Availability under the revolving credit facility is reduced by outstanding letters of credit, which were approximately $5.93 million as of March 6, 2018. The Company may (a) increase the aggregate principal amount of any outstanding tranche of term loans or add one or more additional tranches of term loans under the loan documents, and/or (b) increase the aggregate principal amount of revolving commitments or add one or more additional revolving loan facilities under the loan documents by an aggregate amount of up to the sum of (1) $125 million and (2) an amount such that, after giving effect to such incurrences of such amount (but excluding the cash proceeds of such incremental facilities and certain other indebtedness, and treating all commitments in respect of revolving indebtedness as fully drawn), the consolidated first lien net leverage ratio is equal to or less than 3.80 to 1.00, if certain conditions are satisfied, including the absence of a default or an event of default under the Credit Agreement at the time of the increase and that the Company obtains the consent of each lender providing any incremental facility.

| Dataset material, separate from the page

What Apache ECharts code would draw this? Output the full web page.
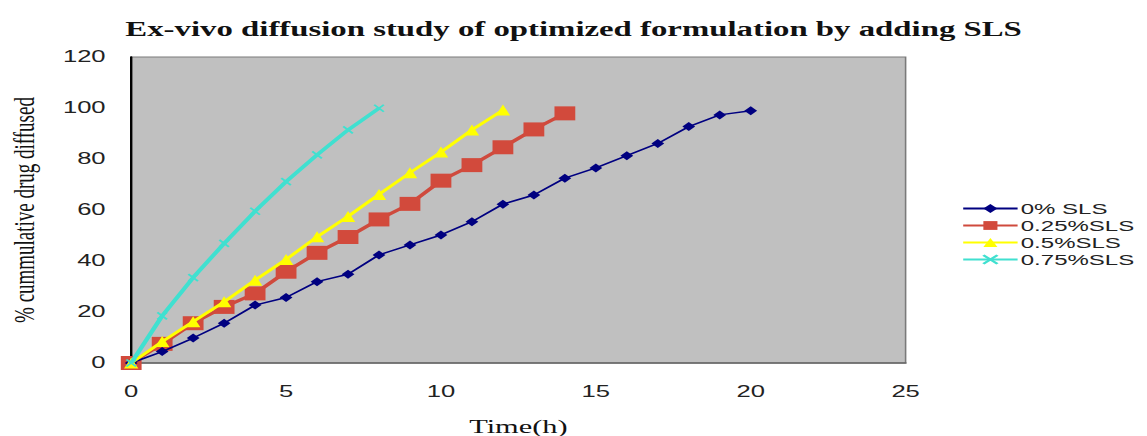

On March 6, 2018, the Company borrowed $505 million under the term loan facility. The Company did not have any borrowings under the revolving credit facility as of March 6, 2018.

Proceeds from the borrowings under the Credit Agreement were used in part to repay in full all previously existing Company loans under (i) the Credit Agreement, dated as of June 17, 2013, by and among the Company, various lenders from time to time party thereto, and Bank of America, N.A., as agent, as amended, restated, supplemented or otherwise modified from time to time, and (ii) the Credit Agreement, dated as of August 1, 2016, by and among the Company, various lenders from time to time party thereto, and Wilmington Trust, National Association, as agent, as amended, restated, supplemented or otherwise modified from time to time.  Proceeds were also used to pay various transaction costs and expenses and accrued and unpaid interest and expenses.  The Company expects that the remainder of the proceeds will be used to provide ongoing working capital and capital for other general corporate purposes of the Company and its subsidiaries.